Florent has decided to keep skating till the 2018 Olympics. His return to competition will be at the Lombardia Trophy (Sept. 18-21).
Florent is talking about his devastating experience in Sochi and how he moved on.
“[My results in Sochi] were very hard to accept. I had a tough time right after the Games. Luckily, I started touring with ice shows right after. So I had three very difficult days at home, alone, with so much going through my mind, but then I immediately got to interact with the audience again, to go back to skating. And I thank everyone who attended these shows because I think they saved my future as a skater. I found the magic I’d lost all season. It reminded me, you know, ‘See, you can do it!’ I experienced amazing feelings, and meeting all these people at the shows, receiving all the messages of support from fans…
It was a tough time but it taught me a lot, it made me grow and it made me rethink why I’m skating. Now I’ll only do it with happiness and passion, which I’d lost. Since I went to a new coach last summer, everything went too fast, we didn’t have time to think about all that… I gave everything but it didn’t work. It was like a slap in the face and it kept happening, and at the Games it happened again. It was very hard but now I have to be smart. I want to go on because it’s my dream but I have to make the right choices, find the right solutions… and keep going and work hard to keep the magic alive. People know me as the fun guy who always has a blast on the ice but it wasn’t the case this season. And since it wasn’t the case, I couldn’t possibly succeed at my assigned competitions. So now I want to look ahead with only happiness in my heart.

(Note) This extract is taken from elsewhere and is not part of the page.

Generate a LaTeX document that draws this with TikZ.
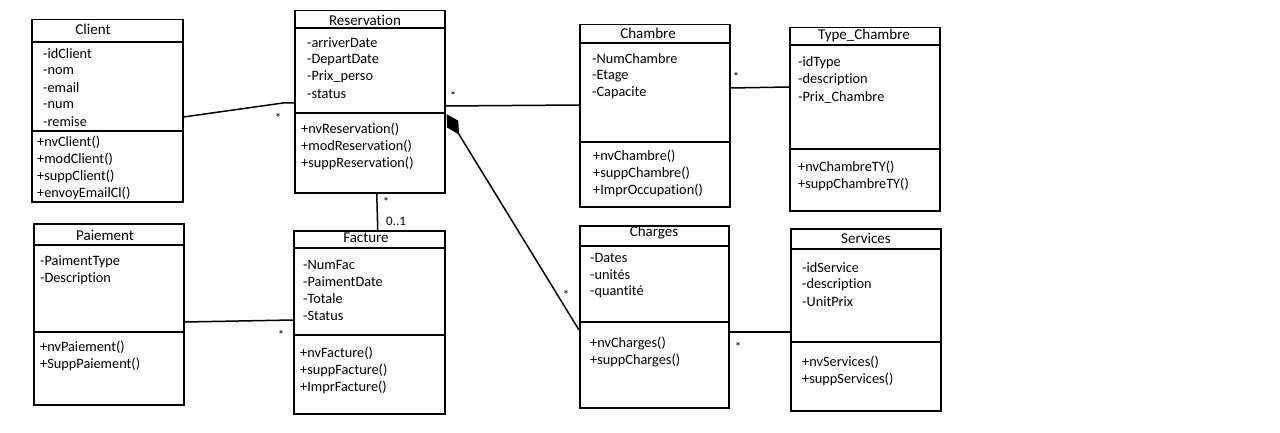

It wasn’t just about me, I was also very sad for the people around me, who helped me in my 20 years of skating. Qualifying for the Games is a reward for your hard work, but it’s also a gift you’re giving to the people watching and supporting you. Not being able to control myself, to perform well, doing movements I wasn’t even living, it was very hard. And in the three following days I didn’t even want to go to the ice shows, I wanted to cancel everything. I didn’t want to hear about skating, the word held so much sadness. Skating is my life and always has been, my parents sacrificed so much for me to be able to keep doing it… Now I think ‘Okay, I failed at one competition, it happens’ but right after it I couldn’t think that way and it was really hard. Before, I told myself if I medalled at the Games, I’d retire. And now I still have that goal so I want to keep going until the next Olympics. But it will be for me, for my own happiness, because I realized that’s the only way I can succeed. I want to make the best of the next four years, to work hard with a great team, and I hope to be there in four years.
Interviewer: Do you want titles, are there things you long for?

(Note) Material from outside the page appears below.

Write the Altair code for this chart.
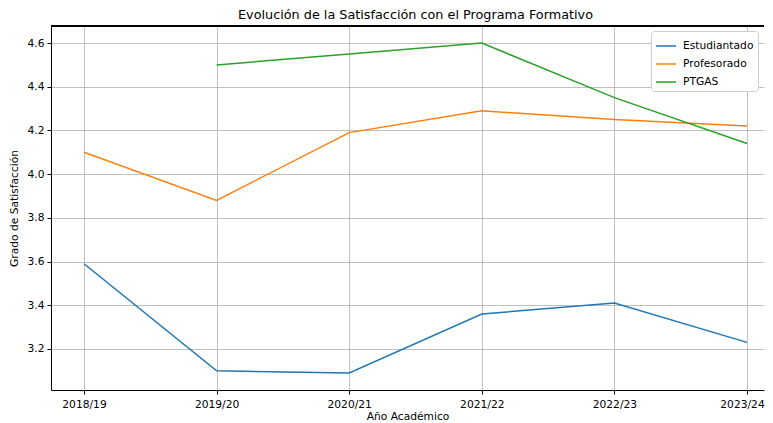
import altair as alt
import pandas as pd

years = ["2018/19", "2019/20", "2020/21", "2021/22", "2022/23", "2023/24"]
estudiantado = [3.59, 3.10, 3.09, 3.36, 3.41, 3.23]
profesorado = [4.10, 3.88, 4.19, 4.29, 4.25, 4.22]
ptgas = [None, 4.50, 4.55, 4.60, 4.35, 4.14]
series = ["Estudiantado", "Profesorado", "PTGAS"]
colors = ["#1f77b4", "#ff7f0e", "#2ca02c"]

rows = []
for name, vals in zip(series, [estudiantado, profesorado, ptgas]):
    for i, (y, v) in enumerate(zip(years, vals)):
        if v is not None:
            rows.append({"idx": i, "year": y, "serie": name, "valor": v})
df = pd.DataFrame(rows)

label_expr = "[" + ",".join(f"'{y}'" for y in years) + "][datum.value]"
last_idx = len(years) - 1

font = "DejaVu Sans"

x_enc = alt.X(
    "idx:Q",
    scale=alt.Scale(domain=[-0.249, 5.128], nice=False, zero=False),
    axis=alt.Axis(
        values=list(range(len(years))),
        labelExpr=label_expr,
        labelOffset={"condition": {"test": f"datum.value == {last_idx}", "value": -5}, "value": 0},
        title="Año Académico",
        grid=True,
    ),
)

lines = alt.Chart(df).mark_line(strokeWidth=1.5, clip=True).encode(
    x=x_enc,
    y=alt.Y(
        "valor:Q",
        scale=alt.Scale(domain=[3.012, 4.678], nice=False, zero=False),
        axis=alt.Axis(
            values=[3.2, 3.4, 3.6, 3.8, 4.0, 4.2, 4.4, 4.6],
            format=".1f",
            title="Grado de Satisfacción",
            grid=True,
        ),
    ),
    color=alt.Color(
        "serie:N",
        scale=alt.Scale(domain=series, range=colors),
        legend=alt.Legend(
            title=None,
            orient="none",
            legendX=600,
            legendY=5,
            symbolType="stroke",
            symbolStrokeWidth=1.5,
            symbolSize=400,
            labelFont=font,
            labelFontSize=10.7,
            labelColor="#000000",
            fillColor="white",
            strokeColor="#cccccc",
            padding=4,
            cornerRadius=3,
            rowPadding=2,
            labelOffset=6,
        ),
    ),
)

top_spine = alt.Chart(df).mark_rule(color="black", strokeWidth=1).encode(
    x=alt.value(0), x2=alt.value(713), y=alt.value(0)
)

chart = (
    alt.layer(lines, top_spine)
    .properties(
        width=713,
        height=364,
        title=alt.TitleParams(
            "Evolución de la Satisfacción con el Programa Formativo",
            font=font,
            fontSize=12.8,
            fontWeight="normal",
            color="black",
            anchor="middle",
            dx=8,
            offset=4,
        ),
        autosize=alt.AutoSizeParams(type="none"),
        padding={"left": 43, "top": 18, "right": 1, "bottom": 33},
    )
    .configure_view(stroke=None)
    .configure_axis(
        labelFont=font,
        labelFontSize=10.7,
        labelColor="black",
        titleFont=font,
        titleFontSize=10.7,
        titleFontWeight="normal",
        titleColor="black",
        gridColor="#b0b0b0",
        gridWidth=0.8,
        domainColor="black",
        domainWidth=1,
        tickColor="black",
        tickSize=4,
        labelPadding=3,
    )
    .configure_axisX(labelPadding=5, titlePadding=3)
    .configure_axisY(titlePadding=8)
)

chart.save("out.html", embed_options={"renderer": "svg", "actions": False})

Yeah! The thing is, when I skate my best, I honestly think it can be worth a medal. The question is how do I better my quads, how do I dance and occupy the ice, how do I handle all this? And if I work well on these things, then yeah, why not a medal? This season I wasn’t myself, I didn’t feel well, how do I erase that and move on? All the changes this season kept me from taking the time to find the real problem. We were always in a rush, we had to work hard for me to be ready and there was no time, the Olympics were coming, there was so much to think about. Now I got to analyze the problem, I’m working with a coach to improve my mental preparation. And I will look ahead, keep going, but first of all be happy because it’s just a sport. Now I can relax. I know where I come from, I know all the sacrifices weren’t for nothing. Sometimes you forget that when you reach elite level.”